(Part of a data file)
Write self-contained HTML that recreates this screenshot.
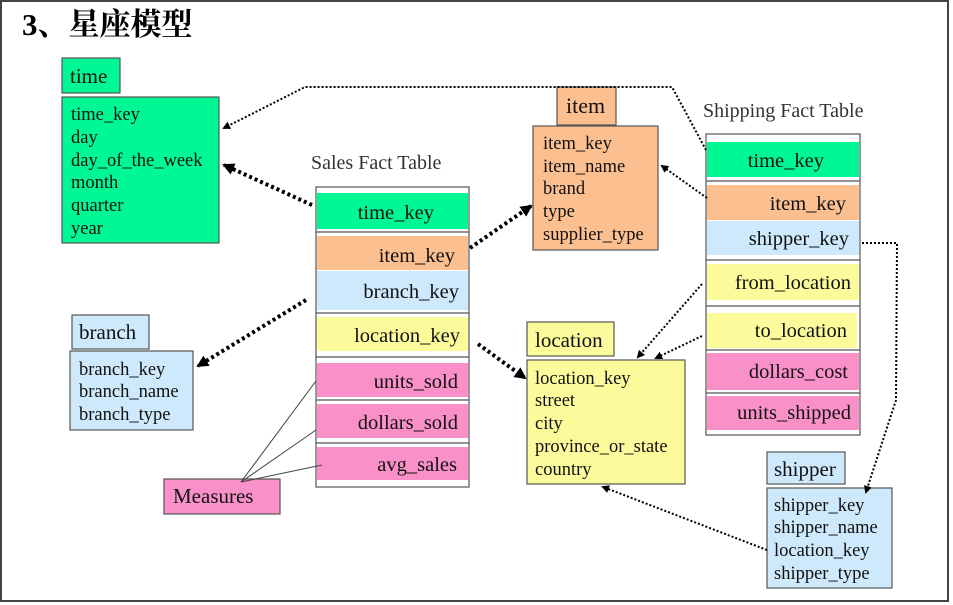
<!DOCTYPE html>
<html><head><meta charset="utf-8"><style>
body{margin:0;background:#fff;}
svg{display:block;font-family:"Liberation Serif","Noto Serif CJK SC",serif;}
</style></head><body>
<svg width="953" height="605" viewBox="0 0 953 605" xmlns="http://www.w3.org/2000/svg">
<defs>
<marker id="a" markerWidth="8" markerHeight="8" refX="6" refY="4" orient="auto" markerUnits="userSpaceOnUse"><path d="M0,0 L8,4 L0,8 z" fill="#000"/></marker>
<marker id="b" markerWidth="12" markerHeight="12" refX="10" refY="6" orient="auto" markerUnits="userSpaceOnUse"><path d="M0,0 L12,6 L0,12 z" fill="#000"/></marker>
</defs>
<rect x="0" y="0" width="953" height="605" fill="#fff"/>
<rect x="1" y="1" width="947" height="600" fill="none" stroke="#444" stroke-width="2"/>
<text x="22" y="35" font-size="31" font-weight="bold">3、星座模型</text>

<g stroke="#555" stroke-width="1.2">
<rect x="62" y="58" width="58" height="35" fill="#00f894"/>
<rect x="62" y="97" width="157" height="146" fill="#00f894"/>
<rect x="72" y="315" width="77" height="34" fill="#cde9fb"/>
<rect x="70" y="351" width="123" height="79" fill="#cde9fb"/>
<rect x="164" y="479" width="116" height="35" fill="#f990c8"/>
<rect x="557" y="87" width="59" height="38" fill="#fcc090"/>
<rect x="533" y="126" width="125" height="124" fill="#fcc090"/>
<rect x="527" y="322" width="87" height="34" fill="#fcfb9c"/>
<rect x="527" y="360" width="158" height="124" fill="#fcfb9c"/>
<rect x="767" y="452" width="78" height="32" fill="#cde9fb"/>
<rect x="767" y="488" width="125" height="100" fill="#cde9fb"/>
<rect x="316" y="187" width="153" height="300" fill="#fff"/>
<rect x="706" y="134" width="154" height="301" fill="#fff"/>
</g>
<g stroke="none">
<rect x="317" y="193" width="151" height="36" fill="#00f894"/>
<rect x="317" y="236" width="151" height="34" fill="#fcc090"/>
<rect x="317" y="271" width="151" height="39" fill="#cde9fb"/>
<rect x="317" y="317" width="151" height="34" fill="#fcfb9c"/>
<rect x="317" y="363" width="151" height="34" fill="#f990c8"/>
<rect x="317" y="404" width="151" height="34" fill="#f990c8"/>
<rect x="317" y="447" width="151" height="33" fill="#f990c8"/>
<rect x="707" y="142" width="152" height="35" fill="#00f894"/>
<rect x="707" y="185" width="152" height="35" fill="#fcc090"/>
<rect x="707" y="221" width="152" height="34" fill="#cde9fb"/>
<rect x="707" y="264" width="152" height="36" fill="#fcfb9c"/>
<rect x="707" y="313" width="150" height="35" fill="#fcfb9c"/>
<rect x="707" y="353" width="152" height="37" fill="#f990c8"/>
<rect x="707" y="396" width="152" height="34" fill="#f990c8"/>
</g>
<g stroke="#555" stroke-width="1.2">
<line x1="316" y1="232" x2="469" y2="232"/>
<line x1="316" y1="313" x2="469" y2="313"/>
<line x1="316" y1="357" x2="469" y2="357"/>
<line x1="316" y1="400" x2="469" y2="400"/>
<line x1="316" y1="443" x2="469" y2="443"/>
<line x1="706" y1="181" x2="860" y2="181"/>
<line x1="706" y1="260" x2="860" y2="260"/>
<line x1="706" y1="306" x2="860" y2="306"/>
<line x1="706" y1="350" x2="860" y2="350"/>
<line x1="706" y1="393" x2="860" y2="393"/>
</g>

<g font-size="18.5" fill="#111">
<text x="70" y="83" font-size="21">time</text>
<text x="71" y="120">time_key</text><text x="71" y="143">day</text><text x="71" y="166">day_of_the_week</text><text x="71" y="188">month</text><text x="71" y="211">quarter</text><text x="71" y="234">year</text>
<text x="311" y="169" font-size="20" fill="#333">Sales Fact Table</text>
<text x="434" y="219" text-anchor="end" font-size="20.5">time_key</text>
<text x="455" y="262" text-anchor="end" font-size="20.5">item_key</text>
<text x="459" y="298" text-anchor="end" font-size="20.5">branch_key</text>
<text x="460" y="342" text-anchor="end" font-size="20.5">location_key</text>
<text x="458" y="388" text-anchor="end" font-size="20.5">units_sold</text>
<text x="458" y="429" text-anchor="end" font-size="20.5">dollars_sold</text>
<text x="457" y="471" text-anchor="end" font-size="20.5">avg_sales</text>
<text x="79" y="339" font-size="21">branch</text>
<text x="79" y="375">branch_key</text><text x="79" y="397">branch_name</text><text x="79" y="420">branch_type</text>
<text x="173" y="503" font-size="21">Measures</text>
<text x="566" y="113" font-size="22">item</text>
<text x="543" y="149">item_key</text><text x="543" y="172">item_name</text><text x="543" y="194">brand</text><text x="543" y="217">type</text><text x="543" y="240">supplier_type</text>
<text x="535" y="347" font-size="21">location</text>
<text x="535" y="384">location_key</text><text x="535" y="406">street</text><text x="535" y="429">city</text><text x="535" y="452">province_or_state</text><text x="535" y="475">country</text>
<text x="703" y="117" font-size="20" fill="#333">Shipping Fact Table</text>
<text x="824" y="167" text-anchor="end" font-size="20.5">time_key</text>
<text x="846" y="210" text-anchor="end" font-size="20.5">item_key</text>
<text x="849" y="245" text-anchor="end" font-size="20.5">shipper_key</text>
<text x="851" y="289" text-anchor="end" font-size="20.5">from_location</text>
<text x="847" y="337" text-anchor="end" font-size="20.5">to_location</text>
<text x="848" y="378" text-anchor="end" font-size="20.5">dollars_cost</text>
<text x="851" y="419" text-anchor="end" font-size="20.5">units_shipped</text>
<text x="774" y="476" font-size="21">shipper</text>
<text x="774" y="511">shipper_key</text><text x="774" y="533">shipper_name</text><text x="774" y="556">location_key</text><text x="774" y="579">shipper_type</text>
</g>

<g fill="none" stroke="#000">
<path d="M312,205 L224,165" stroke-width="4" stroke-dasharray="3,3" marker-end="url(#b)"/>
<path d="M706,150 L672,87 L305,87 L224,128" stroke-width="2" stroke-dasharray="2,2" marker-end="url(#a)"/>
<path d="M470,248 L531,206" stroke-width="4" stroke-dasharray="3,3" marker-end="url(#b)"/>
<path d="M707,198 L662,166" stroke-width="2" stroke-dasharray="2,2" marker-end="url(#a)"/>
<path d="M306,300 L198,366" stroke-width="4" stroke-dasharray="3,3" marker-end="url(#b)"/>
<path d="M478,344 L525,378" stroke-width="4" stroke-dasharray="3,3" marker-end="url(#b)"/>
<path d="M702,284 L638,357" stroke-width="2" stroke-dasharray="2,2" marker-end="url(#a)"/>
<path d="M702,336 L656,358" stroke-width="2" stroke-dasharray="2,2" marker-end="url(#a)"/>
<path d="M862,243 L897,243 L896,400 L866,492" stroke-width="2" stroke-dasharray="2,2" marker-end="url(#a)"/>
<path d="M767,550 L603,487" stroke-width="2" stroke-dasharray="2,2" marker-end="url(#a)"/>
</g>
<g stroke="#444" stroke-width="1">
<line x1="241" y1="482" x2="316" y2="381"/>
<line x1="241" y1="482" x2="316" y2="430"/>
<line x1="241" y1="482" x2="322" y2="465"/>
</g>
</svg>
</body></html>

---

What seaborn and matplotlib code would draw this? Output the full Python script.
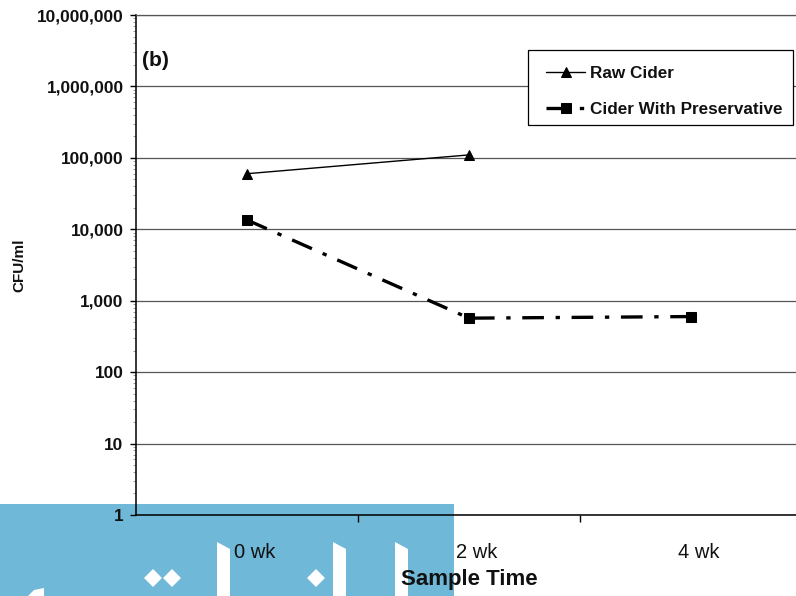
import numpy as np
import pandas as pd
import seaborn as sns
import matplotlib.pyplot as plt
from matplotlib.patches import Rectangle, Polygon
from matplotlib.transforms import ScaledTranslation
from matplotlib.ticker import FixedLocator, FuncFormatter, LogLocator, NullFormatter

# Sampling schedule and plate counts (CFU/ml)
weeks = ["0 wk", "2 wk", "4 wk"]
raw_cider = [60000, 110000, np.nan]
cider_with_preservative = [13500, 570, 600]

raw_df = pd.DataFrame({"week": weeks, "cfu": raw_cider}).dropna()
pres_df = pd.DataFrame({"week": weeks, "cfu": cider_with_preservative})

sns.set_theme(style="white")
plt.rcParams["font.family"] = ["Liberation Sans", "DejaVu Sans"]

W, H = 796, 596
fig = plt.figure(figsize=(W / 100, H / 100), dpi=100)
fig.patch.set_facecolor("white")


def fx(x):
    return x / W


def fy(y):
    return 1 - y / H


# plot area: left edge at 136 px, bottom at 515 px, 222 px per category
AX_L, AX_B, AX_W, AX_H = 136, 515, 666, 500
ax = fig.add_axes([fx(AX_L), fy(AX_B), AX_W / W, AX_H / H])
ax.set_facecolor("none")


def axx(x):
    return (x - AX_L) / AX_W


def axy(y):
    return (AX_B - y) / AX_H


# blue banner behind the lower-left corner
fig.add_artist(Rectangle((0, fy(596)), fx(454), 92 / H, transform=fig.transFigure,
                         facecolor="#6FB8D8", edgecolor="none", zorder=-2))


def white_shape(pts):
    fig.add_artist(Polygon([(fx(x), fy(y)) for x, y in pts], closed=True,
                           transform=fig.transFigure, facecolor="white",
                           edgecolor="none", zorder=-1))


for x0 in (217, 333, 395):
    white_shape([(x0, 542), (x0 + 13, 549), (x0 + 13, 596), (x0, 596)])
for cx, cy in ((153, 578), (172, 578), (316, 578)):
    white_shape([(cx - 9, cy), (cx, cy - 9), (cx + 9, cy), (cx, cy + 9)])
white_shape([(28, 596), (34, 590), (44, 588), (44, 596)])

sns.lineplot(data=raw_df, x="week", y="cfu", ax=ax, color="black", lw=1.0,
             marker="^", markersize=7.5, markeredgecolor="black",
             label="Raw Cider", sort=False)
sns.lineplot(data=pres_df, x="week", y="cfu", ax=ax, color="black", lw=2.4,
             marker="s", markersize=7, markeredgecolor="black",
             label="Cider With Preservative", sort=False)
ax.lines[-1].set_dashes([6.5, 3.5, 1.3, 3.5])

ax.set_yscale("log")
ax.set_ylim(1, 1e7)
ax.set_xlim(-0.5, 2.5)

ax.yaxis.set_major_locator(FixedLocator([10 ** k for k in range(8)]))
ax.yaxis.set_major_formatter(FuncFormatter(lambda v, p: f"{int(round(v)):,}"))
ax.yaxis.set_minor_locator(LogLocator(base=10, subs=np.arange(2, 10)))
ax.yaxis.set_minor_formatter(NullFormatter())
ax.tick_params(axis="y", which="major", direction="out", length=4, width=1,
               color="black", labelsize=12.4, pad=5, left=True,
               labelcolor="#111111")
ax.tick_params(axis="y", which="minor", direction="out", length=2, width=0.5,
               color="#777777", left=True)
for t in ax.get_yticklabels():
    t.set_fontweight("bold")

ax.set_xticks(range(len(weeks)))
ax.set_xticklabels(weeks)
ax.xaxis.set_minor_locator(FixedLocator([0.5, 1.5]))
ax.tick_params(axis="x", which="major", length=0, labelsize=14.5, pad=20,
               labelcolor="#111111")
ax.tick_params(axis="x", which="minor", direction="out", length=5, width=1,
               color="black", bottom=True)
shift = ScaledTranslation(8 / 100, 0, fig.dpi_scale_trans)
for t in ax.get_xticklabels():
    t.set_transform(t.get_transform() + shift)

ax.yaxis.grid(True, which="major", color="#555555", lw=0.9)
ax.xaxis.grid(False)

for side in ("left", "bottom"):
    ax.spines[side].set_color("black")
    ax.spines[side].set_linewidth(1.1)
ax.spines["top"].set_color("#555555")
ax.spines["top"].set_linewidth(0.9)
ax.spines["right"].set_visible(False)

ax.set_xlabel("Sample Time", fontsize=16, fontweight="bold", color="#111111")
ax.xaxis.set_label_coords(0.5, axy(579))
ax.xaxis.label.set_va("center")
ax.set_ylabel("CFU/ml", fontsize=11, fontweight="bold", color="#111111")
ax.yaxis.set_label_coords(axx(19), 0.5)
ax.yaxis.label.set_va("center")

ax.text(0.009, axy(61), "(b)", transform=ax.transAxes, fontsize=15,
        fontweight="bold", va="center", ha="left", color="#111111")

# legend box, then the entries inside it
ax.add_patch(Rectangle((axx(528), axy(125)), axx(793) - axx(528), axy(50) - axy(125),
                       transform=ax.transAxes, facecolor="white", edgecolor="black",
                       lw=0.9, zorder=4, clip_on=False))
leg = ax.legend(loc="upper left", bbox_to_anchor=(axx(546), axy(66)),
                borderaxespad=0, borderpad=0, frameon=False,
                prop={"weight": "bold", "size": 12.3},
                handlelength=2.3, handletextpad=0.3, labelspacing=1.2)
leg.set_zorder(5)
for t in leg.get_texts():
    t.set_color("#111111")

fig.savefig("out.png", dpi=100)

## Task instructions
Print everything from the line with "What seaborn and" down to the line with "return (AX_B - y) / AX_H", both included, exactly as written and without the pictures.

## Result
What seaborn and matplotlib code would draw this? Output the full Python script.
import numpy as np
import pandas as pd
import seaborn as sns
import matplotlib.pyplot as plt
from matplotlib.patches import Rectangle, Polygon
from matplotlib.transforms import ScaledTranslation
from matplotlib.ticker import FixedLocator, FuncFormatter, LogLocator, NullFormatter

# Sampling schedule and plate counts (CFU/ml)
weeks = ["0 wk", "2 wk", "4 wk"]
raw_cider = [60000, 110000, np.nan]
cider_with_preservative = [13500, 570, 600]

raw_df = pd.DataFrame({"week": weeks, "cfu": raw_cider}).dropna()
pres_df = pd.DataFrame({"week": weeks, "cfu": cider_with_preservative})

sns.set_theme(style="white")
plt.rcParams["font.family"] = ["Liberation Sans", "DejaVu Sans"]

W, H = 796, 596
fig = plt.figure(figsize=(W / 100, H / 100), dpi=100)
fig.patch.set_facecolor("white")


def fx(x):
    return x / W


def fy(y):
    return 1 - y / H


# plot area: left edge at 136 px, bottom at 515 px, 222 px per category
AX_L, AX_B, AX_W, AX_H = 136, 515, 666, 500
ax = fig.add_axes([fx(AX_L), fy(AX_B), AX_W / W, AX_H / H])
ax.set_facecolor("none")


def axx(x):
    return (x - AX_L) / AX_W


def axy(y):
    return (AX_B - y) / AX_H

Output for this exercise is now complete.